Expert Opinion: Clean sources of power in New York
When the state Legislature reconvenes in January, they’ll have ample opportunities to address our energy challenges.
The governor’s Reforming the Energy Vision initiative is working its way through demonstration projects aimed at fundamentally changing the way power is generated and distributed in New York. The New York 2015 Energy Plan has set ambitious goals for reducing greenhouse gas emissions, generating electricity from renewable sources, and cutting energy use through increased efficiency. In addition, the EPA’s Clean Power Plan puts even more pressure on us to find ways to minimize our carbon footprint from power plants.
Against this backdrop, it’s essential that New York maintain its clean sources of power, particularly hydro and nuclear, which emit virtually zero carbon.

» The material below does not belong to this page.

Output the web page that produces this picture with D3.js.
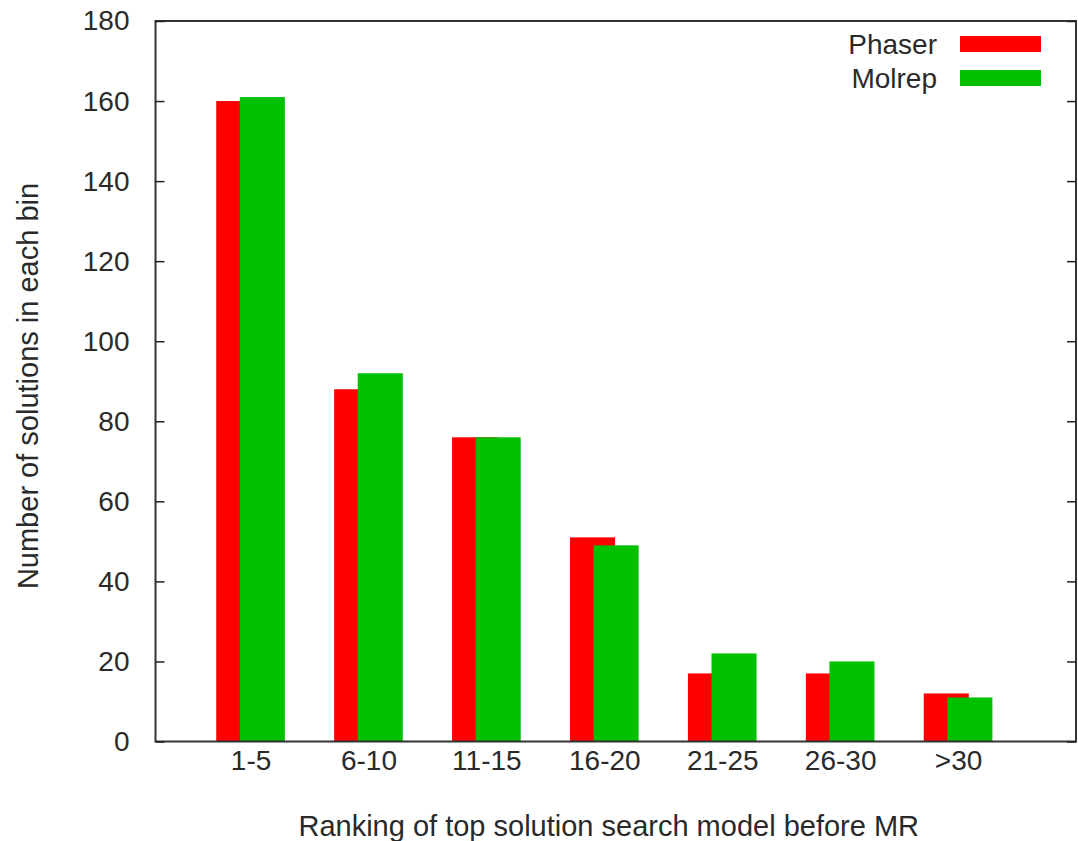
<!DOCTYPE html>
<html>
<head>
<meta charset="utf-8">
<script src="https://cdn.jsdelivr.net/npm/d3@7"></script>
<style>
  html, body { margin: 0; padding: 0; background: #fff; }
  svg text { font-family: "Liberation Sans", Arial, sans-serif; fill: #2a2a2a; }
</style>
</head>
<body>
<svg id="chart" width="1078" height="841"></svg>
<script>
// Ranking bins and counts per program
const categories = ["1-5", "6-10", "11-15", "16-20", "21-25", "26-30", ">30"];
const phaser = [160, 88, 76, 51, 17, 17, 12];
const molrep = [161, 92, 76, 49, 22, 20, 11];
const seriesNames = ["Phaser", "Molrep"];
const seriesColors = ["#ff0000", "#00c000"];
const yTicks = [0, 20, 40, 60, 80, 100, 120, 140, 160, 180];

const svg = d3.select("#chart");
const plotL = 155.5, plotR = 1076, plotT = 21, plotB = 741.5;
const tickFont = 28, titleFont = 29;

const x = d3.scaleLinear().domain([-0.806, 7.0]).range([plotL, plotR]);
const y = d3.scaleLinear().domain([0, 180]).range([plotB, plotT]);

const barW = 0.382;      // width of each bar in group units
const shift = 0.2;       // offset of the second bar within a group
const firstOffset = -(barW + shift) / 2;

// bars: Phaser first, Molrep drawn on top with a shift
[phaser, molrep].forEach((vals, s) => {
  svg.append("g").selectAll("rect")
    .data(vals)
    .join("rect")
    .attr("x", (d, i) => x(i + firstOffset + s * shift))
    .attr("width", x(barW) - x(0))
    .attr("y", d => y(d))
    .attr("height", d => y(0) - y(d))
    .attr("fill", seriesColors[s]);
});

// frame
svg.append("rect")
  .attr("x", plotL).attr("y", plotT)
  .attr("width", plotR - plotL).attr("height", plotB - plotT)
  .attr("fill", "none").attr("stroke", "#333").attr("stroke-width", 2);

// y axis ticks (inward, mirrored on the right)
const yAxisL = d3.axisLeft(y).tickValues(yTicks).tickSize(-9).tickPadding(26);
const gL = svg.append("g").attr("transform", `translate(${plotL},0)`).call(yAxisL);
gL.select(".domain").remove();
gL.selectAll("line").attr("stroke", "#222").attr("stroke-width", 1.5);
gL.selectAll("text").attr("font-size", tickFont).attr("fill", "#2a2a2a")
  .attr("font-family", "Liberation Sans, Arial, sans-serif");

const yAxisR = d3.axisRight(y).tickValues(yTicks).tickSize(-9).tickFormat("");
const gR = svg.append("g").attr("transform", `translate(${plotR},0)`).call(yAxisR);
gR.select(".domain").remove();
gR.selectAll("line").attr("stroke", "#222").attr("stroke-width", 1.5);

// x category labels
const xAxis = d3.axisBottom(x)
  .tickValues(d3.range(categories.length))
  .tickFormat(i => categories[i])
  .tickSize(0).tickPadding(9);
const gX = svg.append("g").attr("transform", `translate(0,${plotB})`).call(xAxis);
gX.select(".domain").remove();
gX.selectAll("text").attr("font-size", tickFont).attr("fill", "#2a2a2a")
  .attr("font-family", "Liberation Sans, Arial, sans-serif");

// axis titles
svg.append("text")
  .attr("x", (plotL + plotR) / 2 - 7).attr("y", 836)
  .attr("text-anchor", "middle").attr("font-size", titleFont)
  .text("Ranking of top solution search model before MR");

svg.append("text")
  .attr("transform", "translate(38,386) rotate(-90)")
  .attr("text-anchor", "middle").attr("font-size", titleFont)
  .text("Number of solutions in each bin");

// legend
const legend = svg.append("g");
seriesNames.forEach((name, s) => {
  const cy = 44 + s * 34;
  legend.append("text")
    .attr("x", 937).attr("y", cy).attr("dy", "0.35em")
    .attr("text-anchor", "end").attr("font-size", tickFont)
    .text(name);
  legend.append("rect")
    .attr("x", 960).attr("y", cy - 8).attr("width", 81).attr("height", 16)
    .attr("fill", seriesColors[s]);
});
</script>
</body>
</html>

These plants form the backbone of our power supply, accounting for more than 50 percent of the state’s base load electricity. They make it possible for us to pursue the innovations that will take us into the energy future.
New York needs to make large capital investments in clean electricity generation and renewables and in updating and expanding the transmission grid. Given that our average electricity bill is typically about 60 percent above the national average, the cost of these innovations should be borne by the private sector, without direct or hidden subsidies from already hard-pressed taxpayers and ratepayers.
Indeed, as the Legislature looks toward making New York’s energy cleaner and more reliable, affordability should be a high priority.
Affordability would immediately improve, especially for citizens with low or fixed incomes who suffer most from high utility bills, if the many taxes and fees that constitute fully 25 percent of the average electric bill were reduced or, in some cases, eliminated.
Many of these charges go toward programs whose costs have long been unnecessary.
To better protect taxpayers and ratepayers, state Sen. John DeFrancisco has introduced legislation that would require fiscal analysis of proposed REV projects. This commonsense bill has already passed the Senate with bipartisan support, and passing it in the Assembly should be a priority when they reconvene. An open and transparent process that attracts and supports a marketplace in new projects will provide the greatest value at the lowest price.
Ensuring an ample supply of affordable, clean and reliable energy for decades to come is important and timely. Encouraging innovation through private investment and reducing costs for New Yorkers will make our energy future even brighter.
Arthur 'Jerry' Kremer is Chairman, New York Affordable Reliable Electricity Alliance.